Now, as I say, justification and sanctification are to be distinguished, but not separated; yet it is vital that they be distinguished. Confusion of justification and sanctification is at the root of much, if not most theological error. Justification is an "act" of God's free grace; sanctification is a "work" of God's free grace. Justification has to do with a believer's legal standing before God; sanctification has to do with the believer's new nature. Justification is a declaration that God makes concerning the believer; sanctification is a new disposition that God works in him. Justification takes care of a sinner's bad record with God; sanctification takes care of the bad heart within the sinner. Justification is completely objective; sanctification is subjective and experimental. Justification is once for all; sanctification is progressive. Justification is by imputation of Christ's righteousness; sanctification is by impartation of a new nature (there is a great difference between imputation and impartation, but the believer is the object of both, and no one can be saved without both imputed righteousness and imparted holiness).

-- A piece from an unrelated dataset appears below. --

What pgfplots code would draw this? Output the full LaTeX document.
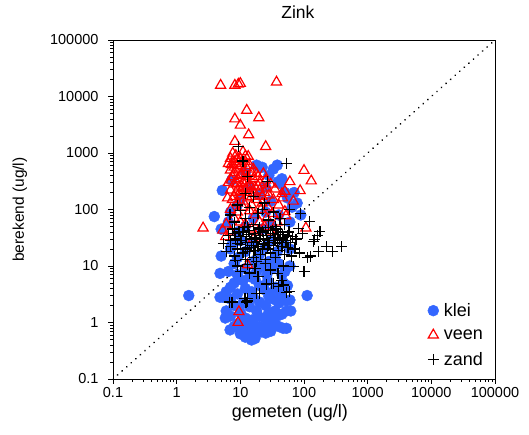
\documentclass[border=0pt]{standalone}
\usepackage{fontspec}
\setmainfont{Liberation Sans}
\usepackage{pgfplots}
\pgfplotsset{compat=1.18}
\definecolor{kleiblue}{RGB}{51,102,255}
\begin{document}
\begin{tikzpicture}
\begin{axis}[
  scale only axis, width=382pt, height=339pt,
  at={(0,0)}, anchor=south west,
  xmode=log, ymode=log,
  xmin=0.1, xmax=100000, ymin=0.1, ymax=100000,
  xtick={0.1,1,10,100,1000,10000,100000},
  ytick={0.1,1,10,100,1000,10000,100000},
  xticklabels={0.1,1,10,100,1000,10000,100000},
  yticklabels={0.1,1,10,100,1000,10000,100000},
  minor xtick={}, minor ytick={},
  tick align=outside, major tick length=5pt,
  xtick pos=lower, ytick pos=left,
  tick style={black, line width=0.8pt},
  axis line style={black, line width=0.8pt},
  /pgf/number format/assume math mode=true,
  tick label style={font=\fontsize{14.5}{17}\selectfont},
  yticklabel style={xshift=-6pt},
  title={Zink},
  title style={at={(axis description cs:0.484,1.065)}, anchor=center, font=\fontsize{17.5}{20}\selectfont},
  xlabel={gemeten (ug/l)},
  xlabel style={at={(axis description cs:0.463,-0.100)}, anchor=center, font=\fontsize{18}{21}\selectfont},
  ylabel={berekend (ug/l)},
  ylabel style={at={(axis description cs:-0.2435,0.50)}, anchor=center, rotate=0, font=\fontsize{15.5}{18}\selectfont},
  legend style={at={(axis description cs:0.8157,0.024)}, anchor=south west, draw=none, fill=none,
     font=\fontsize{18}{21}\selectfont, row sep=7.5pt, column sep=3pt},
  legend cell align=left,
]
\addplot[forget plot, black, line width=1.8pt, line cap=round, dash pattern=on 0.1pt off 6pt]
  coordinates {(0.1,0.1) (100000,100000)};

% klei
\addplot[only marks, mark=*, mark size=5.5pt, mark options={fill=kleiblue, draw=kleiblue}]
coordinates {
(15,0.49) (18,0.68) (12,0.55) (10,0.63) (21,0.68) (17,0.52) (13,0.6) (25,0.65) (30,0.7)
(6.9,0.74) (10,0.74) (47,0.79) (53,0.79) (8,0.85) (11,0.9) (14,0.8) (20,0.85) (27,0.9) (35,0.95) (40,0.85) (9,0.95) (16,0.95)
(5.8,1.2) (7,1.3) (12,1.2) (15,1.1) (19,1.3) (24,1.2) (30,1.1) (38,1.3) (45,1.4) (62,1.6) (53,1.6) (6,1.6) (10,1.5) (18,1.6) (28,1.5) (35,1.6)
(1.55,3.0) (112,3.0) (4.8,2.8) (5.3,2.8) (60,2.5) (53,2.4) (8,2.0) (11,2.2) (14,1.9) (20,2.3) (25,2.0) (33,2.6) (40,2.2) (7,2.6) (16,2.8) (28,2.9) (45,2.8)
(6,3.5) (9,3.2) (12,4) (15,3.5) (20,4.5) (24,3.8) (30,3.3) (36,4.2) (42,3.6) (48,5) (55,4.5) (8,5) (11,5.5) (17,5.8) (27,5.5) (7,4.2)
(4.8,7.4) (6.5,8) (9,7) (12,9) (14,6.5) (18,8) (22,10) (26,7) (32,9) (40,11) (50,8) (60,10) (8,11) (16,12) (28,12) (45,7)
(5,15) (7,20) (7.3,23) (9,14) (12,18) (15,25) (20,16) (25,22) (30,28) (38,18) (48,25) (60,20) (10,28) (18,13) (35,14)
(3.9,75) (5,45) (6.5,60) (9,40) (12,50) (16,70) (22,45) (30,55) (40,80) (89,80) (60,60) (25,90) (7,90)
(5.2,218) (7.3,330) (18,610) (38,610) (42,290) (39,310) (78,130) (10,150) (14,250) (20,180) (28,400) (9,120) (50,200) (30,140) (12,450) (25,250)
(22,560) (33,520) (45,350) (55,160) (65,110) (70,200)
};
\addlegendentry{klei}

% veen
\addplot[only marks, mark=triangle, mark size=5.8pt, mark options={draw=red, line width=1.2pt, fill=none}]
coordinates {
(4.9,15800) (8.2,15800) (9.3,16500) (10,17000) (37,18000) (12.6,5700) (19.5,4200) (8.2,4000) (10,3100) (13.5,2100) (8.2,1600) (25,1300)
(100,490) (130,320) (60,310) (87,215) (50,210) (46,160) (68,140) (50,92) (52,77)
(2.6,47) (5.3,43) (5.9,33) (107,47) (13,10.5) (9.5,1.55) (9.2,1.0) (20,60)
(6.5,650) (7,800) (7.6,990) (8,700) (8.5,900) (9,600) (10,800) (11,1050) (12,700) (13.3,870) (14,600)
(7,500) (8,450) (9.5,520) (11,480) (12.5,550) (7.5,380) (9,350) (10.5,420) (13,380) (15,450) (18,430) (23,430)
(6.5,300) (8,280) (9.5,250) (11,300) (12.5,320) (14,280) (16,350) (20,300) (25,330) (30,280)
(7,220) (8.5,200) (10,180) (12,230) (14,200) (17,250) (20,220) (24,200) (28,180) (35,230)
(6.3,160) (7.5,150) (9,130) (11,140) (13,160) (15,120) (18,150) (22,130) (27,110) (33,150) (40,120) (45,190)
(7,100) (9,90) (11,110) (14,95) (17,80) (21,100) (26,70) (32,85) (38,60)
(8,70) (10,60) (12,55) (15,45) (19,40) (6,55) (7,40) (24,50) (30,40) (16,30)
(7.2,620) (8.8,760) (10.5,650) (12,880) (8,560) (10,400) (12,410) (16,520) (19,380) (7.2,330) (9,290) (11,240) (13,260) (15,170) (17,190) (19,260) (22,170) (26,240) (8,170) (10,210)
};
\addlegendentry{veen}

% zand
\addplot[only marks, mark=+, mark size=5.5pt, mark options={draw=black, line width=1.2pt}]
coordinates {
(9.3,1300) (11,720) (53,660) (13,380) (27,310) (12,195) (16,170) (24,130)
(6.9,80) (8,60) (10,95) (12,70) (14,110) (16,55) (19,85) (28,65) (33,90) (42,70) (50,55) (87,85) (81,46) (122,61) (22,100) (9,120) (13,50) (36,50) (60,100)
(5.4,25) (6.5,35) (7.5,45) (8.5,30) (9.5,40) (10.5,28) (11.5,48) (12.5,33) (13.5,42) (15,30) (16.5,38) (18,27) (19.5,45) (21,35) (23,30) (25,42) (27,28) (30,38) (33,32) (37,45) (41,30) (46,36) (52,28) (58,40) (66,33) (75,30) (148,29) (178,41) (140,27) (165,35) (95,38) (7,28) (12,26) (20,48) (28,48) (44,26)
(6,18) (7,22) (8,15) (9,20) (10,24) (11,17) (12,13) (13,21) (14,18) (15,23) (16,14) (17,19) (19,22) (21,16) (23,24) (25,13) (27,20) (30,17) (33,23) (36,14) (40,19) (45,22) (50,16) (56,21) (63,15) (72,20) (85,17) (225,22) (390,22) (280,18) (170,18) (125,15) (115,14) (8.5,12.5) (18,12)
(10,8) (17,9.1) (19,6.5) (39,7.4) (68,9.7) (100,8) (13,10.5) (25,11) (30,8.5) (48,10) (9,10) (14,7.5)
(60,3.5) (47,4.6) (33,4.9) (20,3.3) (13,2.7) (13,2.4) (7.4,2.3) (6.7,2.3) (11.8,2.7) (12.3,2.3) (18,3.3) (26,4.8) (40,4.3) (53,3.4) (31,4.9) (45,5.6)
(8,38) (10,33) (11,40) (14,36) (15,26) (17,32) (20,30) (22,40) (24,25) (26,35) (29,26) (32,42) (35,28) (39,36) (43,40) (48,32) (55,34) (62,26) (9,25) (12,20) (16,21) (22,20) (28,23) (38,25)
};
\addlegendentry{zand}
\end{axis}
\pgfresetboundingbox
\path[use as bounding box] (-113pt,-56pt) rectangle (416pt,379pt);
\end{tikzpicture}
\end{document}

Augustus Toplady expressed the doctrines of justification and sanctification sublimely and succinctly in the hymn "Rock of Ages" (incidentally the favourite hymn of President Jefferson Davis and General JEB Stuart), thusly: "be of sin the double cure, cleanse me from its guilt and power." There it is- justification cleanses the believing sinner from the guilt of sin, and sanctification cleanses him from the power of sin. Both of these are absolutely necessary for salvation. The poor sinner must be cleansed from both the guilt and power of sin. This God does for those He saves. Dear reader, have you been saved from both the guilt and power of sin?